TOKYO • Japanese Prime Minister Shinzo Abe vowed to "break the shell of mutual distrust" with North Korea by meeting leader Kim Jong Un face to face and restoring diplomatic relations between the two historic foes.
In a major policy speech to mark the opening of Parliament yesterday, Mr Abe also vowed to push Sino-Japan ties "to a new stage" and pledged a record budget to improve crumbling infrastructure in the world's third-biggest economy.
"I will act resolutely, never failing to seize every opportunity to break the shell of mutual distrust, and I myself will directly face Chairman Kim Jong Un... to resolve North Korea's nuclear and missile issues, as well as the abductions issue," Mr Abe said.
The abduction of Japanese citizens by North Korea in the 1970s and 1980s remains a highly emotive issue for Japan.
Mr Abe gave no timeframe for a potential meeting with the North Korean leader but the comments came as Mr Kim ordered preparation for a second summit with US President Donald Trump, likely towards the end of next month.
"I will aim at diplomatic normalisation by settling the unfortunate past," Mr Abe said, using a Japanese diplomatic euphemism referring to harm caused by Japan during its brutal colonisation of the Korean peninsula before and during World War II.
North Korea has given no public indication of any willingness to meet Mr Abe, while Pyongyang's state media regularly excoriates Japan over its past history and Mr Abe for ramping up defence spending.
FACING THE PAST
I will aim at diplomatic normalisation by settling the unfortunate past.
MR SHINZO ABE, Japan's Prime Minister, using a Japanese diplomatic euphemism referring to harm caused by Japan during its brutal colonisation of the Korean peninsula before and during World War II.
On China, Mr Abe said ties had "completely returned to a normal path" after he visited President Xi Jinping in Beijing last year. Mr Xi is expected to make his first official visit to Japan this year.
"I will strongly pursue diplomacy with neighbours for a new era... in order to make north-east Asia truly a land of stable peace and prosperity," he said.
Bilateral ties were harmed in 2012 when Tokyo "nationalised" disputed islands in the East China Sea also claimed by Beijing. Until recently, neither nation had made much effort to repair relations.
But Japan's business community has long urged Mr Abe to improve ties with China, Tokyo's largest trade partner as well as the biggest source of foreign tourists, who are collectively becoming a key driver of the country's chronically fragile economy.

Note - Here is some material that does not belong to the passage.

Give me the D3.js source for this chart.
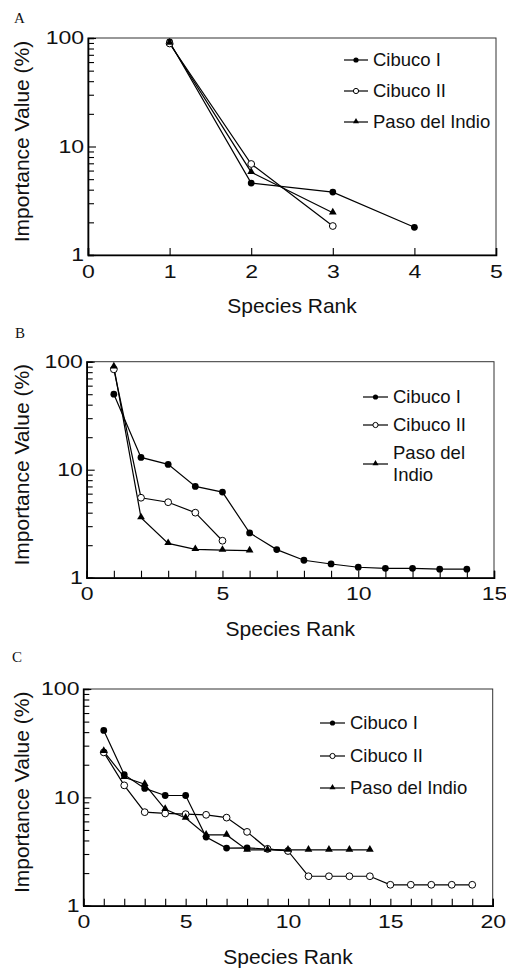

Tokyo believes a successful visit by Mr Xi is key to a productive Group of 20 meeting, which Japan hosts this year, and hopes the Chinese leader will attend the 2020 Olympic Games.
Mr Abe was cautious about Russia, amid a territorial row over tiny islands to Japan's north that has proved difficult to resolve despite frequent meetings with President Vladimir Putin.
Domestically, Mr Abe vowed to press ahead with an upcoming consumption tax hike from the current 8 per cent to 10 per cent from October.
He also pledged a whopping seven trillion yen (S$86.6 billion) on infrastructure spending, as the nation's many roads and bridges become dilapidated and Japan routinely faces serious natural disasters such as flooding and earthquakes.